12. beta_combat.py
12.1. Overview
beta_combat.py takes a CpG × sample beta matrix and a sample→batch mapping, applies
ComBat, and writes an adjusted matrix plus before/after QC boxplots. If the input contains missing values, KNN imputation is performed prior to batch correction.
12.2. Input files
12.2.1. Beta matrix (TSV or TSV.GZ)
Delimiter: tab
Header: first row contains sample IDs
Index: first column contains CpG IDs
Values: beta values in [0, 1]
Missing values: if the file contains missing values, KNN will be used for imputation.
Example:
CpG_ID Sample_01 Sample_02 Sample_03 Sample_04
cg_001 0.831035 0.878022 0.794427 0.880911
cg_002 0.249544 0.209949 0.234294 0.236680
cg_003 0.845065 0.843957 0.840184 0.824286
...
12.2.2. Batch map (CSV)
Delimiter: comma
Columns:
Sample,GroupSample IDs: must match the beta-matrix header exactly (case-sensitive)
Grouping: each sample belongs to exactly one batch (e.g., plate, chip)
Example:
Sample,Group
Sample_01,plate_1
Sample_02,plate_1
Sample_03,plate_2
Sample_04,plate_2
...
12.2.3. Example input files
test_12_threebatch.beta.100K_NAs.tsv.gz (with 100,000 missing values)
12.3. Options
--version show program's version number and exit
-h, --help show this help message and exit
-i INPUT_FILE, --input_file=INPUT_FILE
Tab-separated data frame with the 1st row as sample IDs
and the 1st column as CpG IDs.
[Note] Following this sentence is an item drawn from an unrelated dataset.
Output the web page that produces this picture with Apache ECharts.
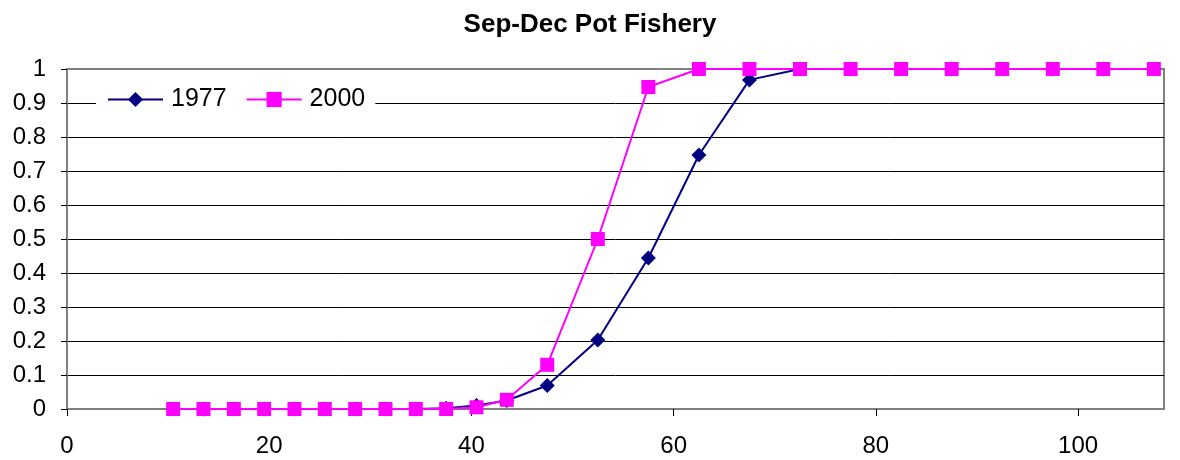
<!DOCTYPE html>
<html>
<head>
<meta charset="utf-8">
<script src="https://cdn.jsdelivr.net/npm/echarts@6/dist/echarts.min.js"></script>
<style>html,body{margin:0;padding:0;background:#fff}#c{width:1180px;height:460px}</style>
</head>
<body>
<div id="c"></div>
<script>
const lengths = [10.5, 13.5, 16.5, 19.5, 22.5, 25.5, 28.5, 31.5, 34.5, 37.5, 40.5, 43.5, 47.5, 52.5, 57.5, 62.5, 67.5, 72.5, 77.5, 82.5, 87.5, 92.5, 97.5, 102.5, 107.5];
const sel1977 = [0, 0, 0, 0, 0, 0, 0, 0, 0, 0.002, 0.01, 0.025, 0.069, 0.203, 0.444, 0.747, 0.968, 1, 1, 1, 1, 1, 1, 1, 1];
const sel2000 = [0, 0, 0, 0, 0, 0, 0, 0, 0, 0, 0.005, 0.027, 0.13, 0.5, 0.947, 1, 1, 1, 1, 1, 1, 1, 1, 1, 1];
const seriesNames = ['1977', '2000'];
const xTicks = [0, 20, 40, 60, 80, 100];

const font = 'Liberation Sans, Arial, sans-serif';
const chart = echarts.init(document.getElementById('c'));
chart.setOption({
  animation: false,
  backgroundColor: '#fff',
  title: {
    text: 'Sep-Dec Pot Fishery', left: 'center', top: 7,
    textStyle: { fontFamily: font, fontSize: 26, fontWeight: 'bold', color: '#000' }
  },
  legend: {
    left: 96, top: 86, itemWidth: 55, itemHeight: 19, itemGap: 19,
    backgroundColor: '#fff', padding: [1, 10, 1, 11],
    textStyle: { fontFamily: font, fontSize: 25, color: '#000', padding: [0, 0, 0, 3] },
    data: seriesNames
  },
  grid: { left: 67, right: 16, top: 69, bottom: 51, show: true, borderColor: '#808080', borderWidth: 2 },
  xAxis: {
    type: 'value', min: 0, max: 108.5, interval: 20,
    axisLine: { lineStyle: { color: '#808080', width: 2 } },
    axisTick: { length: 7, lineStyle: { color: '#000' }, customValues: xTicks },
    axisLabel: { fontFamily: font, fontSize: 24, color: '#000', margin: 25, customValues: xTicks,
      formatter: v => (xTicks.indexOf(v) >= 0 ? String(v) : '') },
    splitLine: { show: false }
  },
  yAxis: {
    type: 'value', min: 0, max: 1, interval: 0.1,
    axisLine: { show: true, lineStyle: { color: '#808080', width: 2 } },
    axisTick: { show: true, length: 6, lineStyle: { color: '#000' } },
    axisLabel: { fontFamily: font, fontSize: 24, color: '#000', margin: 21, formatter: v => String(+v.toFixed(1)) },
    splitLine: { show: true, showMinLine: false, showMaxLine: false, lineStyle: { color: '#000', width: 1 } }
  },
  series: [
    {
      name: seriesNames[0], type: 'line', symbol: 'diamond', symbolSize: 15,
      lineStyle: { color: '#000080', width: 2 }, itemStyle: { color: '#000080' },
      data: lengths.map((x, i) => [x, sel1977[i]]), z: 2
    },
    {
      name: seriesNames[1], type: 'line', symbol: 'rect', symbolSize: 14,
      lineStyle: { color: '#FF00FF', width: 2 }, itemStyle: { color: '#FF00FF' },
      data: lengths.map((x, i) => [x, sel2000[i]]), z: 3
    }
  ]
});
</script>
</body>
</html>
Accepts .tsv or .tsv.gz.
-k N_NEIGHBORS Number of neighbors to use for imputation. default=3
--axis=AXIS_CHOICE For KNN imputation when the input has missing values:
1: search columns to find the nearest neighbors.
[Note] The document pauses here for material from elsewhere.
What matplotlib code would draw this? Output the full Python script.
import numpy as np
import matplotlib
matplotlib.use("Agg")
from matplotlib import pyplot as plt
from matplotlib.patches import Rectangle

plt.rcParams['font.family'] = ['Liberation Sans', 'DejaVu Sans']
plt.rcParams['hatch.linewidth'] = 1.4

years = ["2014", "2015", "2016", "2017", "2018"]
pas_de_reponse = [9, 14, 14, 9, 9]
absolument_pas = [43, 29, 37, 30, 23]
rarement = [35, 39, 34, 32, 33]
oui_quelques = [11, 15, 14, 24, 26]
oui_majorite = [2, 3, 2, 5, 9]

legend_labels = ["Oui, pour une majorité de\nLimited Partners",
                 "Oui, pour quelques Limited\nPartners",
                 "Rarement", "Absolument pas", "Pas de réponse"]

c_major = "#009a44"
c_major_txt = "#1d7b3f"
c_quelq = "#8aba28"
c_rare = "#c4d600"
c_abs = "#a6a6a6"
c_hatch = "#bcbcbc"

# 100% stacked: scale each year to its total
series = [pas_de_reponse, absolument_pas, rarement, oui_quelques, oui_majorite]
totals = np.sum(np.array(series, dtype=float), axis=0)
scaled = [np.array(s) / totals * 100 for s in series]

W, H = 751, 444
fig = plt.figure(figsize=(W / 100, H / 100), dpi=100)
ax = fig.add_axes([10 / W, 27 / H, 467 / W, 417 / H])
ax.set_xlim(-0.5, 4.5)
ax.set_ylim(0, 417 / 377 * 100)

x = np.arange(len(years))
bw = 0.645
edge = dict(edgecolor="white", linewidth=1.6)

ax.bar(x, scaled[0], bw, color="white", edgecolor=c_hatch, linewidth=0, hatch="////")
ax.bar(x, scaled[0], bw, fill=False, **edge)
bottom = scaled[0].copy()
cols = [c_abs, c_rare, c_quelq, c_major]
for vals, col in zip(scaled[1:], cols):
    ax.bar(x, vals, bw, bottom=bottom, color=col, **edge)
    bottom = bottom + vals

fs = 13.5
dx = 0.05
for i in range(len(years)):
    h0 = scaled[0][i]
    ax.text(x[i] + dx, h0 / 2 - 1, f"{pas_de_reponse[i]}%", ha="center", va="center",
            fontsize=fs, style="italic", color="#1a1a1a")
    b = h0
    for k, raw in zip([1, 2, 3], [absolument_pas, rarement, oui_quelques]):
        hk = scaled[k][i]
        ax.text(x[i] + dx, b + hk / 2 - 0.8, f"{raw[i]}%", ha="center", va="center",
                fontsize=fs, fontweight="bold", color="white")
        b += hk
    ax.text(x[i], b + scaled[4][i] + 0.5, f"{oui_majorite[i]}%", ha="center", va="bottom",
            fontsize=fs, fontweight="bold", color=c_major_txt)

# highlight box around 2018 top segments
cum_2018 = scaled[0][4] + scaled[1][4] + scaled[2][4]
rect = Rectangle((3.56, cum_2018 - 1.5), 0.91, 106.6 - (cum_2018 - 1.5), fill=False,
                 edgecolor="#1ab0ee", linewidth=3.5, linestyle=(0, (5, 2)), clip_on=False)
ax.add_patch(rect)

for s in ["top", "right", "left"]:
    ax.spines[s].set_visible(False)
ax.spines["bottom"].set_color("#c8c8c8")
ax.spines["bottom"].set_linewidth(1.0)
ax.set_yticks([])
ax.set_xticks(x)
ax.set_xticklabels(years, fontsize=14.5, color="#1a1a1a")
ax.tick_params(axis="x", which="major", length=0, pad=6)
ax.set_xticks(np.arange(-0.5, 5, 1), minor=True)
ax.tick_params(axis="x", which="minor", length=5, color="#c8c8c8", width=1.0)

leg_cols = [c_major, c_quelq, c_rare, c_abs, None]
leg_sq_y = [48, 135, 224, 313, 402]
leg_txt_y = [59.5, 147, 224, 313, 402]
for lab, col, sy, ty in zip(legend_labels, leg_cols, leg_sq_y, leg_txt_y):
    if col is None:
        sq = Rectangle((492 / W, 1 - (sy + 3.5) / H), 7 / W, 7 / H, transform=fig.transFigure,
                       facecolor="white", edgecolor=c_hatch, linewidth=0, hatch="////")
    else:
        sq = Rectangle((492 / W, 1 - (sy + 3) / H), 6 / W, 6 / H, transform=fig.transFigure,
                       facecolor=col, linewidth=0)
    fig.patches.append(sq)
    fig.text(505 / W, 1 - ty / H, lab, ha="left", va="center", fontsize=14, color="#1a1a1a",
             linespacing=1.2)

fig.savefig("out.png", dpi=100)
0: search rows to find the nearest neighbors.
default=1
-g GROUP_FILE, --group=GROUP_FILE
Comma-separated file mapping samples to batch groups.
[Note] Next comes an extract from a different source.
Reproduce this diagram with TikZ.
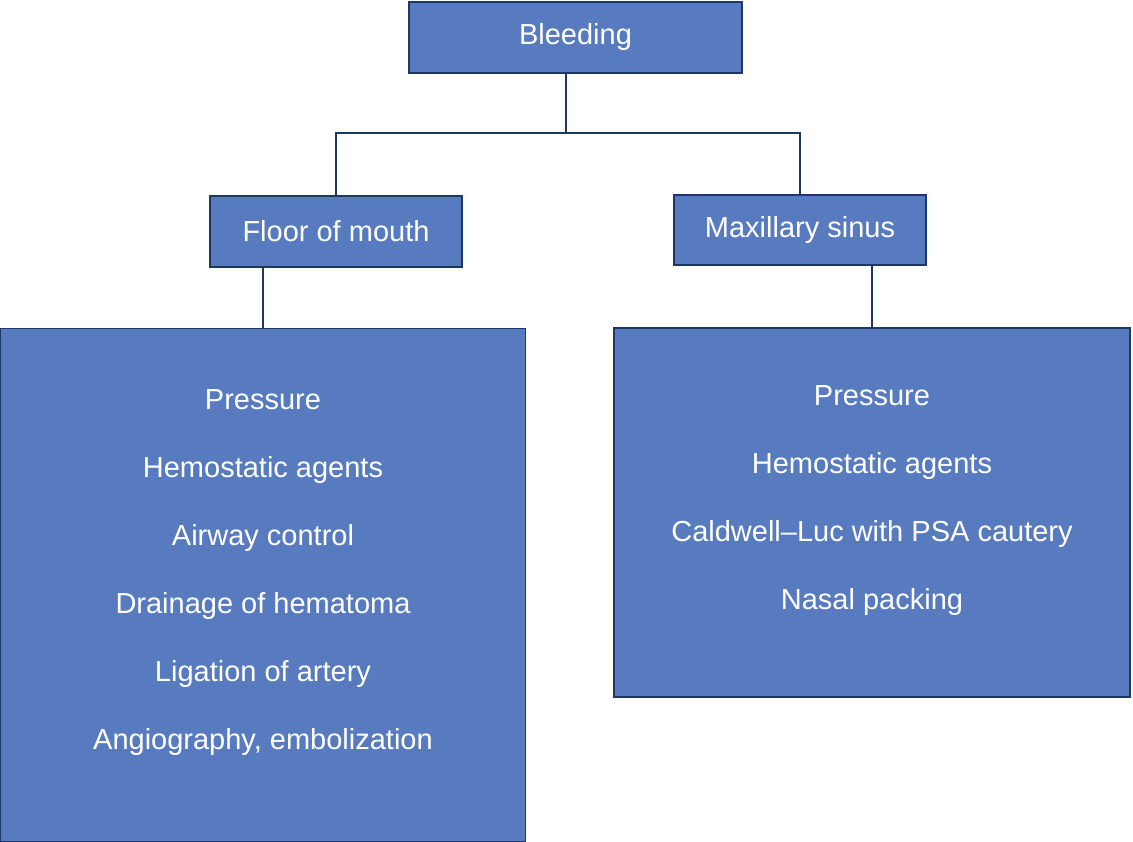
\documentclass[tikz,border=0pt]{standalone}
\usepackage{fontspec}
\setmainfont{Liberation Sans}
\begin{document}
\definecolor{boxfill}{RGB}{87,123,190}
\definecolor{edge}{RGB}{30,55,100}
\begin{tikzpicture}[x=1pt,y=-1pt,
  box/.style={draw=edge,line width=1.2pt,fill=boxfill,inner sep=0pt,text=white,font=\fontsize{29}{34}\selectfont},
  txt/.style={text=white,align=center,font=\fontsize{29}{68}\selectfont},
  conn/.style={draw=edge,line width=1.5pt}]
\useasboundingbox (0,0) rectangle (1133,842);
\node[box,minimum width=333,minimum height=71] (bl) at (575.5,37.5) {Bleeding};
\node[box,minimum width=252,minimum height=71] (fm) at (336,231.5) {Floor of mouth};
\node[box,minimum width=252,minimum height=70] (ms) at (800,230) {Maxillary sinus};
\node[box,minimum width=525,minimum height=513] (lb) at (263,585) {};
\node[box,minimum width=516,minimum height=369] (rb) at (872,512.5) {};
\node[txt] (lt) at (263,573) {Pressure\\Hemostatic agents\\Airway control\\Drainage of hematoma\\Ligation of artery\\Angiography, embolization};
\node[txt] (rt) at (872,501) {Pressure\\Hemostatic agents\\Caldwell–Luc with PSA cautery\\Nasal packing};
\coordinate (j) at (566,133);
\draw[conn] (bl.south -| j) -- (j);
\draw[conn] (fm.north) |- (j) -| (ms.north);
\draw[conn] (fm.south -| lb.north) -- (lb.north);
\draw[conn] (ms.south -| rb.north) -- (rb.north);
\end{tikzpicture}
\end{document}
-o OUT_FILE, --output=OUT_FILE
Output prefix for all generated files.
12.4. Command examples
12.4.1. No missing values
$ beta_combat.py \
-i test_12_threebatch.beta.tsv.gz \
-g test_12_threebatch.batch.csv \
-o output
12.4.2. With missing values (KNN imputation applied first)
$ beta_combat.py \
-i test_12_threebatch.beta.100K_NAs.tsv.gz \
-g test_12_threebatch.batch.csv \
-o output
12.5. Outputs
12.5.1. Input without missing values
<prefix>.combat.tsv— beta matrix after ComBat batch correction<prefix>.boxplot.png— distribution before batch correction<prefix>.boxplot_combat.png— distribution after batch correction
12.5.2. Input with missing values
<prefix>.combat.tsv— beta matrix after ComBat (missing values imputed via KNN)<prefix>.combat_withNAs.tsv— beta matrix after ComBat without imputation (original NAs retained)<prefix>.boxplot.png— distribution before batch correction<prefix>.boxplot_combat.png— distribution after batch correction
12.6. Figures
12.7. Notes & tips
Ensure every sample ID in the beta matrix appears exactly once in the batch map.
Batch labels in
Groupcan be any strings (e.g.,plate_1,chip_B) as long as they consistently identify batches.If biological covariates need to be adjusted for, incorporate them upstream (this wrapper performs basic ComBat only).
12.8. Reference
Johnson, W.E., Li, C., & Rabinovic, A. (2007). Adjusting batch effects in microarray expression data using empirical Bayes methods. Biostatistics, 8(1), 118–127. DOI: see PubMed 16632515.